5 March 2025

5 thoughts on “VALUE Betting Example – Stuttgart Playing at Home

  1. i recently tested it for several leagues at pinnie closer odds. some 15k games. given the pinnie margin in my opinion its waste of time – of course. this kind of value-betting seems for me like kind of gamblers fallacy. you just assume, for example if some occurance of results in a more or less certain oddsrange was low it should stay low. but its a random process – isnt it?

    1. No, Tom, it isn’t a random process. Odds follow the Public Opinion!

      One of the main reasons bookmakers can price bets below their true prices and ensure profits is the influence of market psychology and market dynamics .
      Bookmakers adjust their odds to the opinion of the public: They simply follow the basic economic principles of supply and demand.

      Looking at the last six games of both teams (as someone with an interest in current form would), both teams have recorded, for example, several matches with exactly three goals.

      A typical bookmaker will respond to these recent trends by setting odds to match the expectations of the public, who will prefer to bet on ‘Under 3.5 Goals’ (because the current trend “suggest this”), rather than ‘Over 3.5 goals’.

      It is a bet the bookmakers can reduce their odds for with still plenty of people willing to buy it. Using this to their advantage, they will reduce odds for other ‘popular’ outcomes wherever possible.

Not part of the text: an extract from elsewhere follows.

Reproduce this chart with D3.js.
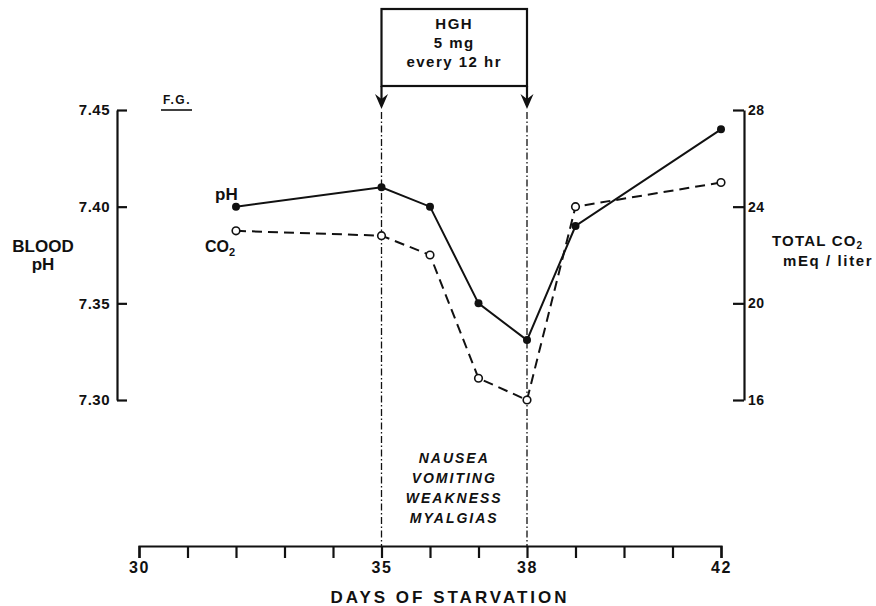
<!DOCTYPE html>
<html>
<head>
<meta charset="utf-8">
<script src="https://cdn.jsdelivr.net/npm/d3@7"></script>
<style>
  body { margin: 0; background: #fff; }
  svg text { font-family: "Liberation Sans", Arial, sans-serif; fill: #111; }
</style>
</head>
<body>
<div id="chart"></div>
<script>
const days = [32, 35, 36, 37, 38, 39, 42];
const phValues = [7.40, 7.41, 7.40, 7.35, 7.331, 7.39, 7.44];
const co2Values = [23.0, 22.8, 22.0, 16.9, 16.0, 24.0, 25.0];
const dayTicks = [30, 31, 32, 33, 34, 35, 36, 37, 38, 39, 40, 41, 42];
const dayLabels = [30, 35, 38, 42];
const phTicks = [7.30, 7.35, 7.40, 7.45];
const co2Ticks = [16, 20, 24, 28];
const hghDays = [35, 38];
const hghText = ["HGH", "5 mg", "every 12 hr"];
const symptoms = ["NAUSEA", "VOMITING", "WEAKNESS", "MYALGIAS"];

const canvasWidth = 876;
const canvasHeight = 606;
const axisY = 546;

const svg = d3.select("#chart")
    .append("svg")
    .attr("width", canvasWidth)
    .attr("height", canvasHeight);

const xScale = d3.scaleLinear().domain([30, 42]).range([139, 721]);
const yPh = d3.scaleLinear().domain([7.30, 7.45]).range([400, 110]);
const yCo2 = d3.scaleLinear().domain([16, 28]).range([400, 110]);

// axes
const xAxis = d3.axisBottom(xScale)
    .tickValues(dayTicks)
    .tickSizeInner(12)
    .tickSizeOuter(12)
    .tickPadding(4)
    .tickFormat(d => dayLabels.includes(d) ? d : "");

svg.append("g")
    .attr("transform", `translate(0,${axisY})`)
    .call(xAxis)
    .call(g => g.selectAll("path, line").attr("stroke", "#111").attr("stroke-width", 2.2))
    .call(g => g.selectAll("text").attr("font-size", 16).attr("font-weight", "bold")
        .attr("letter-spacing", 1.5).attr("fill", "#111"));

const leftAxis = d3.axisLeft(yPh)
    .tickValues(phTicks)
    .tickSizeInner(-10)
    .tickSizeOuter(0)
    .tickPadding(7)
    .tickFormat(d3.format(".2f"));

svg.append("g")
    .attr("transform", "translate(117,0)")
    .call(leftAxis)
    .call(g => g.selectAll("path, line").attr("stroke", "#111").attr("stroke-width", 2.2))
    .call(g => g.selectAll("text").attr("font-size", 15).attr("font-weight", "bold")
        .attr("letter-spacing", 0.5).attr("fill", "#111"));

const rightAxis = d3.axisRight(yCo2)
    .tickValues(co2Ticks)
    .tickSizeInner(-11)
    .tickSizeOuter(0)
    .tickPadding(4);

svg.append("g")
    .attr("transform", "translate(744,0)")
    .call(rightAxis)
    .call(g => g.selectAll("path, line").attr("stroke", "#111").attr("stroke-width", 2.2))
    .call(g => g.selectAll("text").attr("font-size", 14).attr("font-weight", "bold")
        .attr("letter-spacing", 0.5).attr("fill", "#111"));

// axis titles
svg.append("text").attr("x", 43).attr("y", 252).attr("text-anchor", "middle")
    .attr("font-size", 17).attr("font-weight", "bold").text("BLOOD");
svg.append("text").attr("x", 43).attr("y", 270).attr("text-anchor", "middle")
    .attr("font-size", 17).attr("font-weight", "bold").text("pH");

const co2Title = svg.append("text").attr("x", 772).attr("y", 246)
    .attr("font-size", 15).attr("font-weight", "bold").attr("letter-spacing", 1.2);
co2Title.append("tspan").text("TOTAL CO");
co2Title.append("tspan").attr("font-size", 10).attr("dy", 3).text("2");
svg.append("text").attr("x", 783).attr("y", 266)
    .attr("font-size", 15).attr("font-weight", "bold").attr("letter-spacing", 1.6)
    .text("mEq / liter");

svg.append("text").attr("x", 450).attr("y", 603).attr("text-anchor", "middle")
    .attr("font-size", 17).attr("font-weight", "bold").attr("letter-spacing", 3)
    .text("DAYS OF STARVATION");

// F.G.
svg.append("text").attr("x", 163).attr("y", 104)
    .attr("font-size", 12).attr("font-weight", "bold").attr("letter-spacing", 1.5).text("F.G.");
svg.append("line").attr("x1", 161).attr("x2", 192).attr("y1", 110).attr("y2", 110)
    .attr("stroke", "#111").attr("stroke-width", 1.6);

// HGH box and arrows
const boxTop = 9, boxBottom = 86;
svg.append("rect")
    .attr("x", xScale(hghDays[0])).attr("y", boxTop)
    .attr("width", xScale(hghDays[1]) - xScale(hghDays[0]))
    .attr("height", boxBottom - boxTop)
    .attr("fill", "none").attr("stroke", "#111").attr("stroke-width", 2.2);

svg.selectAll(".hgh-text")
    .data(hghText)
    .enter()
    .append("text")
    .attr("class", "hgh-text")
    .attr("x", (xScale(hghDays[0]) + xScale(hghDays[1])) / 2)
    .attr("y", (d, i) => 29 + i * 19)
    .attr("text-anchor", "middle")
    .attr("font-size", 15)
    .attr("font-weight", "bold")
    .attr("letter-spacing", 1.5)
    .text(d => d);

hghDays.forEach(day => {
    const x = xScale(day);
    svg.append("line").attr("x1", x).attr("x2", x).attr("y1", boxBottom).attr("y2", 100)
        .attr("stroke", "#111").attr("stroke-width", 2.2);
    svg.append("path")
        .attr("d", `M${x - 6.5},${94} L${x},${109} L${x + 6.5},${94} L${x},${99} Z`)
        .attr("fill", "#111");
    svg.append("line").attr("x1", x).attr("x2", x).attr("y1", 112).attr("y2", axisY)
        .attr("stroke", "#111").attr("stroke-width", 1.3)
        .attr("stroke-dasharray", "7,2.5,1.5,2.5");
});

// symptoms
svg.selectAll(".symptom")
    .data(symptoms)
    .enter()
    .append("text")
    .attr("class", "symptom")
    .attr("x", (xScale(hghDays[0]) + xScale(hghDays[1])) / 2)
    .attr("y", (d, i) => 463 + i * 20)
    .attr("text-anchor", "middle")
    .attr("font-size", 14)
    .attr("font-weight", "bold")
    .attr("font-style", "italic")
    .attr("letter-spacing", 2)
    .text(d => d);

// series
const phData = days.map((d, i) => ({ day: d, v: phValues[i] }));
const co2Data = days.map((d, i) => ({ day: d, v: co2Values[i] }));

svg.append("path")
    .datum(co2Data)
    .attr("fill", "none")
    .attr("stroke", "#111")
    .attr("stroke-width", 2)
    .attr("stroke-dasharray", "10,6")
    .attr("d", d3.line().x(d => xScale(d.day)).y(d => yCo2(d.v)));

svg.append("path")
    .datum(phData)
    .attr("fill", "none")
    .attr("stroke", "#111")
    .attr("stroke-width", 2)
    .attr("d", d3.line().x(d => xScale(d.day)).y(d => yPh(d.v)));

svg.selectAll(".co2-dot")
    .data(co2Data)
    .enter()
    .append("circle")
    .attr("class", "co2-dot")
    .attr("cx", d => xScale(d.day))
    .attr("cy", d => yCo2(d.v))
    .attr("r", 3.8)
    .attr("fill", "#fff")
    .attr("stroke", "#111")
    .attr("stroke-width", 1.6);

svg.selectAll(".ph-dot")
    .data(phData)
    .enter()
    .append("circle")
    .attr("class", "ph-dot")
    .attr("cx", d => xScale(d.day))
    .attr("cy", d => yPh(d.v))
    .attr("r", 4)
    .attr("fill", "#111");

// series labels
svg.append("text").attr("x", 215).attr("y", 200)
    .attr("font-size", 17).attr("font-weight", "bold").text("pH");
const co2Label = svg.append("text").attr("x", 205).attr("y", 252)
    .attr("font-size", 16).attr("font-weight", "bold");
co2Label.append("tspan").text("CO");
co2Label.append("tspan").attr("font-size", 11).attr("dy", 4).text("2");
</script>
</body>
</html>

      Once bookmakers identify their ‘profit point’ (in this example the Under 3.5 Goals bet), then the other bets follow suit, and are also reduced (i.e. under 4.5, under 5.5, etc.).

      Consider purchasing our course: The Science of Football Predictions, or some HDA tables. The HDA tables visualise clearly the odds ranges where bookmakers consistently make their profits; the course teaches statistics and market dynamics.

  2. why did you use different levels at the Home/Away quotient for schalke and stuttgart? did you backtest this kind of model? what were the results?

    1. The H/A quotient clusters games in equally sized groups. It is explained in detail in the course how it works. And yes, this kind of model is back-tested countless times.